Material -

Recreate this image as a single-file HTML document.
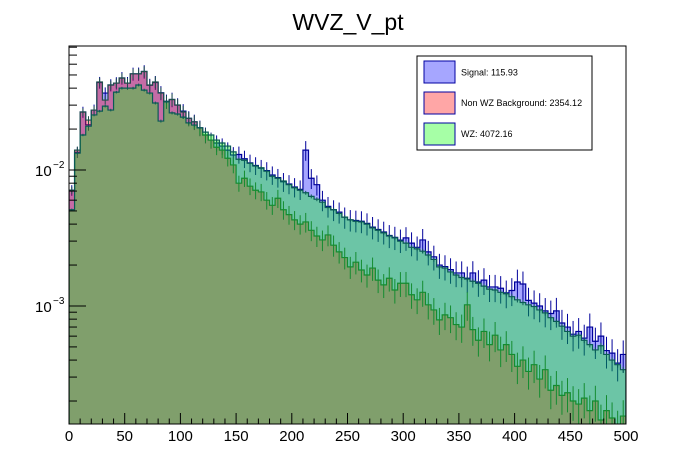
<!DOCTYPE html>
<html><head><meta charset="utf-8"><style>
html,body{margin:0;padding:0;background:#fff;}
svg{display:block;font-family:"Liberation Sans",Arial,sans-serif;}
</style></head><body>
<svg id="chart" width="696" height="472" viewBox="0 0 696 472" xmlns="http://www.w3.org/2000/svg">
<text x="348" y="30" text-anchor="middle" font-size="23">WVZ_V_pt</text>
<defs><clipPath id="pc"><rect x="69" y="46" width="557" height="378"/></clipPath></defs>
<g id="plot" clip-path="url(#pc)"></g>
<g id="axes"></g>
<g id="legend">
<rect x="417" y="56" width="175" height="94" fill="#fff" stroke="#000" stroke-width="1"/>
<g><rect x="424" y="61" width="31" height="22" fill="#a6a6ff" stroke="#0000a0" stroke-width="1"/><text x="461" y="75.5" font-size="9">Signal: 115.93</text></g>
<g><rect x="424" y="92" width="31" height="22" fill="#ffa6a6" stroke="#0000a0" stroke-width="1"/><text x="461" y="106" font-size="9">Non WZ Background: 2354.12</text></g>
<g><rect x="424" y="123" width="31" height="22" fill="#a6ffa6" stroke="#0000a0" stroke-width="1"/><text x="461" y="137" font-size="9">WZ: 4072.16</text></g>
</g>
</svg>
<script>
const binEdgesMin = 0, binEdgesMax = 500, nBins = 100;
const xTicks = [0,50,100,150,200,250,300,350,400,450,500];
const yTickDecades = [-3,-2];
const signalValues = [7.1e-3,13.5e-3,26.7e-3,21.5e-3,27.6e-3,44e-3,36.8e-3,42.2e-3,43.6e-3,47.5e-3,
43.6e-3,51e-3,51e-3,53e-3,42e-3,44e-3,37e-3,32e-3,33e-3,30e-3,
27.1e-3,24e-3,22.6e-3,20.4e-3,18.1e-3,16.6e-3,15.8e-3,15e-3,14e-3,12.9e-3,
13.0e-3,12.1e-3,11.3e-3,10.8e-3,10.3e-3,9.9e-3,9.2e-3,8.8e-3,8.2e-3,7.9e-3,
7.5e-3,7.2e-3,14.0e-3,8.7e-3,7.8e-3,6.0e-3,5.4e-3,5.1e-3,4.9e-3,4.5e-3,
4.3e-3,4.25e-3,4.2e-3,4.05e-3,3.8e-3,3.65e-3,3.5e-3,3.3e-3,3.2e-3,3.05e-3,
3.17e-3,2.9e-3,2.7e-3,3.06e-3,2.5e-3,2.3e-3,2.0e-3,1.95e-3,1.85e-3,1.75e-3,
1.75e-3,1.6e-3,1.75e-3,1.5e-3,1.55e-3,1.38e-3,1.38e-3,1.35e-3,1.25e-3,1.3e-3,
1.5e-3,1.45e-3,1.1e-3,1.05e-3,1.0e-3,0.92e-3,0.88e-3,0.92e-3,0.75e-3,0.7e-3,
0.62e-3,0.65e-3,0.58e-3,0.7e-3,0.55e-3,0.6e-3,0.47e-3,0.45e-3,0.38e-3,0.44e-3];
const nonWzValues = [7.1e-3,14.0e-3,26.7e-3,23.3e-3,27.6e-3,44.4e-3,32.7e-3,42.2e-3,43.6e-3,47.5e-3,
43.6e-3,51e-3,51e-3,53e-3,42.2e-3,44.4e-3,36.8e-3,32e-3,33e-3,30.1e-3,
26.7e-3,24e-3,22.6e-3,20.4e-3,18.1e-3,16.6e-3,14.7e-3,14e-3,12.2e-3,10.9e-3,
8.0e-3,8.7e-3,7.6e-3,7.1e-3,6.9e-3,6.0e-3,5.5e-3,6.2e-3,5.1e-3,4.7e-3,
4.3e-3,4.0e-3,4.15e-3,3.6e-3,3.27e-3,3.06e-3,3.33e-3,2.8e-3,2.5e-3,2.27e-3,
1.94e-3,2.1e-3,1.84e-3,1.69e-3,1.9e-3,1.55e-3,1.43e-3,1.6e-3,1.31e-3,1.47e-3,
1.47e-3,1.21e-3,1.11e-3,1.26e-3,1.02e-3,0.935e-3,0.79e-3,0.86e-3,0.82e-3,0.73e-3,
0.7e-3,1.02e-3,0.67e-3,0.56e-3,0.65e-3,0.52e-3,0.61e-3,0.475e-3,0.52e-3,0.44e-3,
0.36e-3,0.4e-3,0.33e-3,0.37e-3,0.29e-3,0.34e-3,0.24e-3,0.26e-3,0.22e-3,0.23e-3,
0.2e-3,0.19e-3,0.21e-3,0.17e-3,0.2e-3,0.145e-3,0.17e-3,0.15e-3,0.13e-3,0.155e-3];
const wzValues = [5.1e-3,13.3e-3,18.1e-3,21.0e-3,25.4e-3,27.1e-3,29.5e-3,27.6e-3,37.4e-3,40.0e-3,
40.0e-3,40.0e-3,42.2e-3,38.7e-3,36.8e-3,31.1e-3,22.9e-3,31.7e-3,26.3e-3,25.8e-3,
24.5e-3,22.2e-3,21.4e-3,20.4e-3,19.0e-3,18.1e-3,16.6e-3,15.8e-3,15.0e-3,13.6e-3,
12.0e-3,11.8e-3,11.2e-3,10.7e-3,10.4e-3,9.8e-3,9.0e-3,8.7e-3,8.3e-3,7.8e-3,
7.4e-3,7.1e-3,6.8e-3,6.4e-3,6.1e-3,5.8e-3,5.3e-3,5.1e-3,4.8e-3,4.5e-3,
4.3e-3,4.2e-3,4.15e-3,4.0e-3,3.75e-3,3.6e-3,3.45e-3,3.27e-3,3.17e-3,3.0e-3,
2.9e-3,2.7e-3,2.63e-3,2.53e-3,2.37e-3,2.2e-3,1.94e-3,1.9e-3,1.78e-3,1.69e-3,
1.62e-3,1.58e-3,1.52e-3,1.47e-3,1.4e-3,1.33e-3,1.31e-3,1.26e-3,1.23e-3,1.17e-3,
1.11e-3,1.06e-3,1.02e-3,0.99e-3,0.935e-3,0.89e-3,0.82e-3,0.77e-3,0.71e-3,0.65e-3,
0.6e-3,0.61e-3,0.56e-3,0.52e-3,0.475e-3,0.51e-3,0.44e-3,0.4e-3,0.37e-3,0.34e-3];

const NS='http://www.w3.org/2000/svg';
const X0=69,X1=626,Y0=46,Y1=424;
const LOGTOP=-1.088, LOGBOT=-3.868;
function xScale(v){return X0+(v-binEdgesMin)/(binEdgesMax-binEdgesMin)*(X1-X0);}
function yScale(v){if(v<=0)return Y1+10;return Y0+(LOGTOP-Math.log10(v))/(LOGTOP-LOGBOT)*(Y1-Y0);}
function mk(tag,attrs,parent){const e=document.createElementNS(NS,tag);for(const k in attrs)e.setAttribute(k,attrs[k]);parent.appendChild(e);return e;}
const plot=document.getElementById('plot'), axes=document.getElementById('axes');
const bw=(binEdgesMax-binEdgesMin)/nBins;
function drawHist(vals,fill,stroke,name,errBase,errSlope){
  let d='M'+xScale(0)+','+(Y1+5);
  vals.forEach((v,i)=>{const y=yScale(v);d+=' L'+xScale(i*bw)+','+y+' L'+xScale((i+1)*bw)+','+y;});
  d+=' L'+xScale(binEdgesMax)+','+(Y1+5)+' Z';
  const p=mk('path',{d:d,fill:fill,'fill-opacity':0.35,stroke:stroke,'stroke-width':1.2},plot);
  
  
  const g=mk('g',{stroke:stroke,'stroke-width':1},plot);
  
  
  vals.forEach((v,i)=>{const r=errBase+i*errSlope;const xc=xScale((i+0.5)*bw);
    mk('line',{x1:xc,x2:xc,y1:yScale(v*(1+r)),y2:yScale(v*(1-r))},g);});
}
drawHist(signalValues,'#0000ff','#00009a','signal-histogram',0.09,0.0018);
drawHist(nonWzValues,'#ff0000','#1f4f4a','non-wz-histogram',0.06,0.0025);
drawHist(wzValues,'#00ff00','#0a5a55','wz-histogram',0.02,0.0003);

mk('rect',{x:X0,y:Y0,width:X1-X0,height:Y1-Y0,fill:'none',stroke:'#000','stroke-width':1},axes);
for(let v=0;v<=500;v+=10){const x=xScale(v);const major=v%50===0;
  mk('line',{x1:x,x2:x,y1:Y1,y2:Y1-(major?11:5.5),stroke:'#000','stroke-width':1},axes);}
xTicks.forEach(v=>{const t=mk('text',{x:xScale(v),y:441,'text-anchor':'middle','font-size':15},axes);t.textContent=v;
  
  });
for(let e=-4;e<=-1;e++){for(let m=1;m<=9;m++){const v=m*Math.pow(10,e);const y=yScale(v);if(y<Y0||y>Y1)continue;
  mk('line',{x1:X0,x2:X0+(m===1?17:8),y1:y,y2:y,stroke:'#000','stroke-width':1},axes);}}
yTickDecades.forEach(e=>{const y=yScale(Math.pow(10,e));
  const t=mk('text',{x:35,y:y+6,'font-size':15},axes);t.textContent='10';
  
  
  const s=mk('text',{x:53,y:y-2,'font-size':10},axes);s.textContent='\u2212'+(-e);
  
  });
</script>
</body></html>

Exercise objective - State how many lines of the listing above include the word "document". Give nothing but the number.

Complete output - 3